UniCredit strategists said in a note that Wednesday's rise
in yields gave an opportunity to snap up some of the 6.5 billion
euros worth of Italian bonds on offer at an auction on Thursday
Traders said comments on Tuesday by European Central Bank
policymaker Joerg Asmussen indicating the bank would keep rates
low for more than a year, and the release later of minutes of
the Federal Reserve's June meeting were also limiting the market
reaction to the downgrade.
"All the talk from the ECB yesterday is still putting a lid
on spreads and I think there's a lot of wariness about the Fed
minutes as well," one trader said.
CONCERNS ON SPAIN
Rated just one notch above junk by Moody's and S&P, Spain
would be more vulnerable than Italy to a downgrade that would
force investors who only hold investment-grade debt to sell.

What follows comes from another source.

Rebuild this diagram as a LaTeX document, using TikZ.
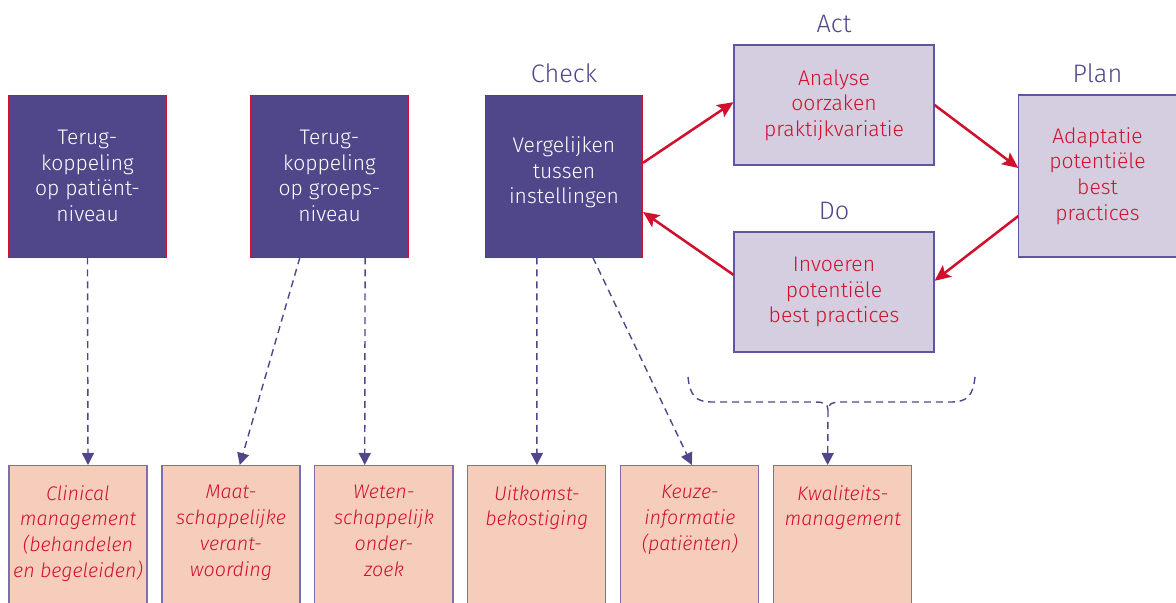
\documentclass[tikz,border=0pt]{standalone}
\usepackage{fontspec}
\setmainfont{Fira Sans}[UprightFont=* Light, ItalicFont=* Light Italic]
\usetikzlibrary{arrows.meta,positioning}

\definecolor{pdcapurple}{HTML}{50468A}
\definecolor{pdcared}{HTML}{D0102C}
\definecolor{pdcalilac}{HTML}{D5CDE0}
\definecolor{pdcaedge}{HTML}{5F56A0}
\definecolor{pdcapeach}{HTML}{F6CDBB}
\definecolor{goaledge}{HTML}{7A70B0}

\begin{document}
\begin{tikzpicture}[
    x=0.025cm, y=-0.025cm,
    font=\fontsize{15}{18.2}\selectfont,
    feedback/.style={draw=pdcared, line width=0.6pt, fill=pdcapurple, text=white, align=center, inner sep=0pt, minimum width=3.93cm, minimum height=4.05cm},
    cyclebox/.style={draw=pdcaedge, line width=0.8pt, fill=pdcalilac, text=pdcared, align=center, inner sep=0pt, minimum width=5cm, minimum height=3cm},
    phase/.style={text=pdcapurple, font=\fontsize{18}{20}\selectfont, inner sep=0pt},
    goal/.style={draw=goaledge, line width=0.8pt, fill=pdcapeach, inner sep=0pt, minimum width=3.45cm, minimum height=3.75cm,
        label={[goaltext]north:{#1}}},
    goaltext/.style={text=pdcared, font=\itshape\fontsize{14}{18.4}\selectfont, align=center, anchor=north, inner sep=0pt, yshift=-0.5cm},
    redarr/.style={-{Stealth[length=4mm, width=3.6mm, inset=0.8mm]}, draw=pdcared, line width=1.8pt},
    dasharr/.style={-{Triangle[length=3mm, width=3mm]}, draw=pdcapurple, line width=1pt, dash pattern=on 5pt off 3.5pt},
    dashline/.style={draw=pdcapurple, line width=1pt, dash pattern=on 5pt off 3.5pt},
]
\useasboundingbox (0,0) rectangle (1176,603);

% Feedback and PDCA cycle
\node[feedback] (fbpat) at (87.5,176) {Terug-\\koppeling\\op patiënt-\\niveau};
\node[feedback] (fbgroup) at (329.5,176) {Terug-\\koppeling\\op groeps-\\niveau};
\node[feedback, label={[phase, label distance=0.28cm]above:Check}] (check) at (564,176) {Vergelijken\\tussen\\instellingen\\[-10pt]};
\node[cyclebox, label={[phase, label distance=0.28cm]above:Act}] (act) at (834,105) {Analyse\\oorzaken\\praktijkvariatie};
\node[cyclebox, label={[phase, label distance=0.28cm]above:Do}] (do) at (834,292) {Invoeren\\potentiële\\best practices};
\node[cyclebox, minimum width=3.93cm, minimum height=4.05cm, label={[phase, label distance=0.28cm]above:Plan}] (plan) at (1097.5,176) {Adaptatie\\potentiële\\best\\practices};

% Uses of the feedback
\node[goal={Clinical\\management\\(behandelen\\en begeleiden)}, anchor=north] (clinical) at (78,465) {};
\node[goal={Maat-\\schappelijke\\verant-\\woording}, right=0.345cm of clinical] (account) {};
\node[goal={Weten-\\schappelijk\\onder-\\zoek}, right=0.345cm of account] (research) {};
\node[goal={Uitkomst-\\bekostiging}, right=0.345cm of research] (funding) {};
\node[goal={Keuze-\\informatie\\(patiënten)}, right=0.345cm of funding] (choice) {};
\node[goal={Kwaliteits-\\management}, right=0.345cm of choice] (quality) {};

% Cycle arrows
\draw[redarr] ([yshift=0.33cm]check.east) -- ([yshift=0.07cm]act.west);
\draw[redarr] (act.east) -- ([yshift=0.2cm]plan.west);
\draw[redarr] ([yshift=-1cm]plan.west) -- ([yshift=0.28cm]do.east);
\draw[redarr] ([yshift=0.43cm]do.west) -- ([yshift=-0.9cm]check.east);

% Dashed arrows
\draw[dasharr] (fbpat.south) -- ([xshift=0.25cm]clinical.north);
\draw[dasharr] ([xshift=-0.74cm]fbgroup.south) -- ([xshift=0.22cm]account.north);
\draw[dasharr] ([xshift=0.89cm]fbgroup.south) -- ([xshift=-0.48cm]research.north);
\draw[dasharr] ([xshift=-0.68cm]check.south) -- (funding.north);
\draw[dasharr] ([xshift=0.72cm]check.south) -- ([xshift=0.05cm]choice.north);

% Brace under Act/Do
\coordinate (braceL) at (688,377);
\coordinate (braceR) at (975,377);
\coordinate (braceM) at (828,410);
\draw[dashline] (braceL) .. controls (690,396) and (696,402) .. (712,402) -- (815,402) .. controls (824,402) and (828,404) .. (braceM);
\draw[dashline] (braceR) .. controls (973,396) and (967,402) .. (951,402) -- (841,402) .. controls (832,402) and (828,404) .. (braceM);
\draw[dasharr] (braceM) -- ([xshift=-0.38cm]quality.north);
\end{tikzpicture}
\end{document}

Spanish 10-year bond yields were 8 basis points higher at
4.77 percent on Wednesday, while other indebted euro zone
countries' bonds were stable.
"The downgrade illustrates that we haven't reached the
bottom yet (for ratings) and it shows how worried Spain should
be," said Jan von Gerich, fixed income chief analyst at Nordea.
"Spain is more immediately at risk (of forced selling). The
big thing would be if Spain lost its investment-grade status."
Bund futures were 13 ticks higher at 142.69,
getting some support from weak Chinese trade data.